I have long been a fan of Sacco’s work and, as it happens, I spent a few days in the Somme in early August 1990, staying for a night with the very hospitable resident attendants of the 36th Ulster Division Memorial, the ‘Ulster Tower’ in what used be called Thiepval Woods. The Ulster Tower has a hallowed place in Ulster Unionism and its attendants were from the Shankill Road. My friend Fintan McKenna and I, school friends from Monaghan, were from the other side of the divide. And, as often happens when meeting in a foreign country, we had a grand time together. I also remember the date well because it was there we learnt that Saddam Hussein had invaded Kuwait.
Dr Nuala Johnson, a professor at Queens University in Belfast (and fellow Syracuse graduate) subsequently wrote a great book on Ireland’s memory of the Great War: Ireland, The Great War and the Geography of Remembrance (Cambridge University Press, 2007).
I first read Sacco’s drawing about his experiences in the West Bank and Gaza after they appeared in the mid-90s. Now all are collected in one volume Palestine (Fantagraphic Books, 2001). As might be imagined, I found his work on Bosnia absolutely inspiring. Safe Area Gorazde is a powerful and compelling work. (I believe my co-author Carl Dahlman has used it as a textbook with undergrads). I also picked up Wars’s End: Profiles from Bosnia 1995-96 when it was published, with its terrific story ‘Christmas with Karadzic.’

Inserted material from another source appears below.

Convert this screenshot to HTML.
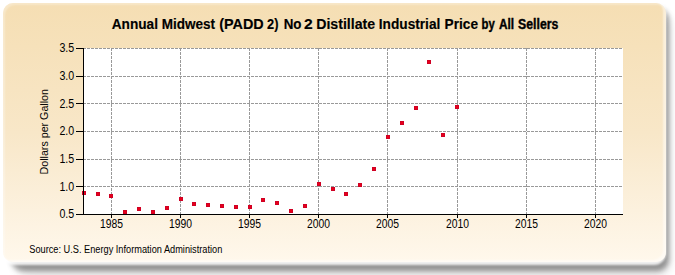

Sacco was born in Malta, grew up in Australia and currently lives in Portland, Oregon. He described himself, in response to a ‘how do you identify’ question, ‘a man of the world’ and described a passport (Maltese) as something states rather than he need. His book emerges from early socialization into World War I’s power in Australia, and subsequent full exposure and experience with the horrors of contemporary conflicts. In the question time I asked how it relates to his previous work which is frequently first person driven graphic narrative. He spoke about not needing to see another refugee camp again, and how the Great War lead him to think about questions on a species level, about human nature. Unlike World War II, the Great War is morally ambiguous to us now, an exercise in futility. At the vortex of that futility is July 1st 1916 on the Somme. My 6 year daughter has been asking questions about the war. I plan to make use of the book to slowly introduce it to her at the right moment.
It is not difficult to think of Sacco’s work in critical geopolitical terms. Indeed Ted Holland, currently at Miami University, Ohio (where Carl is now Director of International Studies), has done precisely this in an excellent article published in “To Think and Imagine and See Differently”: Popular Geopolitics, Graphic Narrative, and Joe Sacco’s “Chechen War, Chechen Women” Geopolitics 17: 105–129 (2012). Of course there is a lot more that could be said, and perhaps has been by the many students I have met interested in graphic novels and popular geopolitics.
Sacco was very personable, sociable and self-depricating, a physically small man with an enormous talent. When we chatted briefly about Bosnia during some book signing, he spontaneously drew his familiar scrawny self-parodying image, one that I now appreciate disguises the warm vitality of the flesh and blood person. The Great War rendered by a great guy.